CODEJIN / NaturalSpeech2

MIT License
140 stars 15 forks source link

Question about Codec #12

Open Paulmzr opened 2 months ago

Paulmzr commented 2 months ago

Hi, thanks for your great efforts. I notice that you write "Meta's Encodec 24K version was also tested, but it could not be trained.". Does that mean that using meta's encodec leads to poor performance?

CODEJIN commented 2 months ago

Dear @Paulmzr ,

Hello,

The training itself has not been successful. Afterward, I conducted a few tests independently, and I have personally drawn the following conclusions.

  1. I think that combining the NaturalSpeech2 code from this repository with Encodec in my current environment does not allow proper training.

  2. The possible causes of this issue could be the following:

    • The written code is incomplete.
    • When using a codec trained on a much wider range of external audio, the complexity of the codec latent becomes too challenging for diffusion to handle.
    • As the number of RVQ stacks increases, the final latent complexity increases, making it difficult for diffusion to handle.
    • To learn the relationship between text and codec latent, convergence cannot be achieved without using a very large batch size.
  3. Regarding the first and second issues mentioned above, considering that a certain level of training is possible when using Hifi-codec, I believe they are unlikely to be the main reasons, even if they contribute to the issue.

  4. The increase in complexity due to many RVQ stacks could be a potential cause of the problem. In fact, the Hifi-codec, which does train, only uses 4 VQs and even splits the dimension in half with 2 stacks for each, following a simple structure.

  5. The need for a high batch size may be linked to the complexity and could be a potential cause of the problem.

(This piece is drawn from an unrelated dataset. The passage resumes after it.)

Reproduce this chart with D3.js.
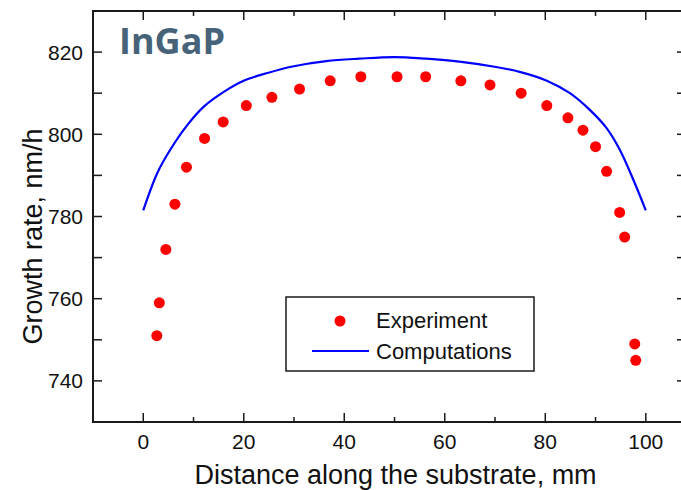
<!DOCTYPE html>
<html>
<head>
<meta charset="utf-8">
<script src="https://cdn.jsdelivr.net/npm/d3@7"></script>
<style>
  html, body { margin: 0; padding: 0; background: #fff; }
  svg { display: block; }
</style>
</head>
<body>
<svg id="chart" width="681" height="490"></svg>
<script>
// Measured growth rate of InGaP along the substrate
const expX = [2.7, 3.2, 4.5, 6.3, 8.6, 12.2, 15.9, 20.5, 25.6, 31.1, 37.2, 43.3, 50.5, 56.2, 63.2, 69.0, 75.2, 80.3, 84.5, 87.5, 90.0, 92.2, 94.8, 95.8, 97.8, 98.0];
const expY = [751, 759, 772, 783, 792, 799, 803, 807, 809, 811, 813, 814, 814, 814, 813, 812, 810, 807, 804, 801, 797, 791, 781, 775, 749, 745];

// Computed growth rate profile
const calcX = [0, 2.8, 5.4, 8.8, 12.1, 16.1, 20.1, 24.7, 29.7, 36.4, 43.0, 50.0, 56.3, 62.9, 69.6, 74.9, 80.2, 84.9, 88.8, 92.2, 94.8, 97.5, 100];
const calcY = [781.5, 790.6, 796.3, 802.3, 806.8, 810.4, 813.1, 814.9, 816.5, 817.8, 818.4, 818.8, 818.4, 817.7, 816.5, 815.2, 813.1, 810.0, 806.0, 801.5, 796.3, 789.0, 781.5];

const xTicks = [0, 20, 40, 60, 80, 100];
const yTicks = [740, 760, 780, 800, 820];

const svg = d3.select("#chart");
const plotL = 93, plotT = 11, plotB = 422, plotR = 686;

const x = d3.scaleLinear().domain([-10, 108]).range([plotL, plotR]);
const y = d3.scaleLinear().domain([730, 830]).range([plotB, plotT]);

const font = "'Liberation Sans', Arial, sans-serif";
const axisColor = "#1a1a1a";

// Tick marks pointing inward on all sides
const xMinor = d3.range(-10, 109, 10);
const yAll = d3.range(730, 831, 10);
const tickG = svg.append("g").attr("stroke", axisColor).attr("stroke-width", 1.5);
xMinor.forEach(v => {
  const len = (v % 20 === 0) ? 9 : 5;
  tickG.append("line").attr("x1", x(v)).attr("x2", x(v)).attr("y1", plotB).attr("y2", plotB - len);
  tickG.append("line").attr("x1", x(v)).attr("x2", x(v)).attr("y1", plotT).attr("y2", plotT + len);
});
yAll.forEach(v => {
  tickG.append("line").attr("x1", plotL).attr("x2", plotL + 9).attr("y1", y(v)).attr("y2", y(v));
  tickG.append("line").attr("x1", plotR).attr("x2", plotR - 9).attr("y1", y(v)).attr("y2", y(v));
});

// Frame
svg.append("rect")
  .attr("x", plotL).attr("y", plotT)
  .attr("width", plotR - plotL).attr("height", plotB - plotT)
  .attr("fill", "none").attr("stroke", axisColor).attr("stroke-width", 2);

// Tick labels
svg.append("g").selectAll("text").data(xTicks).join("text")
  .attr("x", d => x(d)).attr("y", 449)
  .attr("text-anchor", "middle")
  .attr("font-family", font).attr("font-size", 21).attr("fill", "#111")
  .text(d => d);

svg.append("g").selectAll("text").data(yTicks).join("text")
  .attr("x", 83).attr("y", d => y(d) + 7.5)
  .attr("text-anchor", "end")
  .attr("font-family", font).attr("font-size", 21).attr("fill", "#111")
  .text(d => d);

// Axis titles
svg.append("text")
  .attr("x", (x(0) + x(100)) / 2 + 1).attr("y", 484)
  .attr("text-anchor", "middle")
  .attr("font-family", font).attr("font-size", 27).attr("fill", "#111")
  .text("Distance along the substrate, mm");

svg.append("text")
  .attr("transform", `translate(42, ${(plotT + plotB) / 2 + 20}) rotate(-90)`)
  .attr("text-anchor", "middle")
  .attr("font-family", font).attr("font-size", 27).attr("fill", "#111")
  .text("Growth rate, nm/h");

// Computed curve
const line = d3.line()
  .x((d, i) => x(calcX[i]))
  .y(d => y(d))
  .curve(d3.curveCatmullRom.alpha(0.5));
svg.append("path")
  .attr("d", line(calcY))
  .attr("fill", "none").attr("stroke", "#0000ff").attr("stroke-width", 2.2);

// Experimental points
svg.append("g").selectAll("circle").data(expY).join("circle")
  .attr("cx", (d, i) => x(expX[i]))
  .attr("cy", d => y(d))
  .attr("r", 5.5)
  .attr("fill", "#ff0000");

// Material label
svg.append("text")
  .attr("x", 119).attr("y", 54)
  .attr("font-family", "'Open Sans', sans-serif").attr("font-weight", "bold")
  .attr("font-size", 36).attr("fill", "#47637a")
  .text("InGaP");

// Legend
const lg = svg.append("g");
lg.append("rect")
  .attr("x", 286).attr("y", 297).attr("width", 248).attr("height", 74)
  .attr("fill", "#fff").attr("stroke", axisColor).attr("stroke-width", 1.5);
lg.append("circle").attr("cx", 340).attr("cy", 321).attr("r", 5.5).attr("fill", "#ff0000");
lg.append("line").attr("x1", 312).attr("x2", 369).attr("y1", 351).attr("y2", 351)
  .attr("stroke", "#0000ff").attr("stroke-width", 2.2);
lg.append("text").attr("x", 376).attr("y", 328)
  .attr("font-family", font).attr("font-size", 22).attr("fill", "#111").text("Experiment");
lg.append("text").attr("x", 376).attr("y", 359)
  .attr("font-family", font).attr("font-size", 22).attr("fill", "#111").text("Computations");
</script>
</body>
</html>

However, it is difficult to verify this with the time and GPU resources I have. Given the time constraints, it is not easy to fully validate this, even with the application of accumulation techniques.

If you have any feedback on this matter, I would greatly appreciate it.

Thank you.

Paulmzr commented 2 months ago

@CODEJIN Thank you for your detailed response! I will try to train it and share my findings!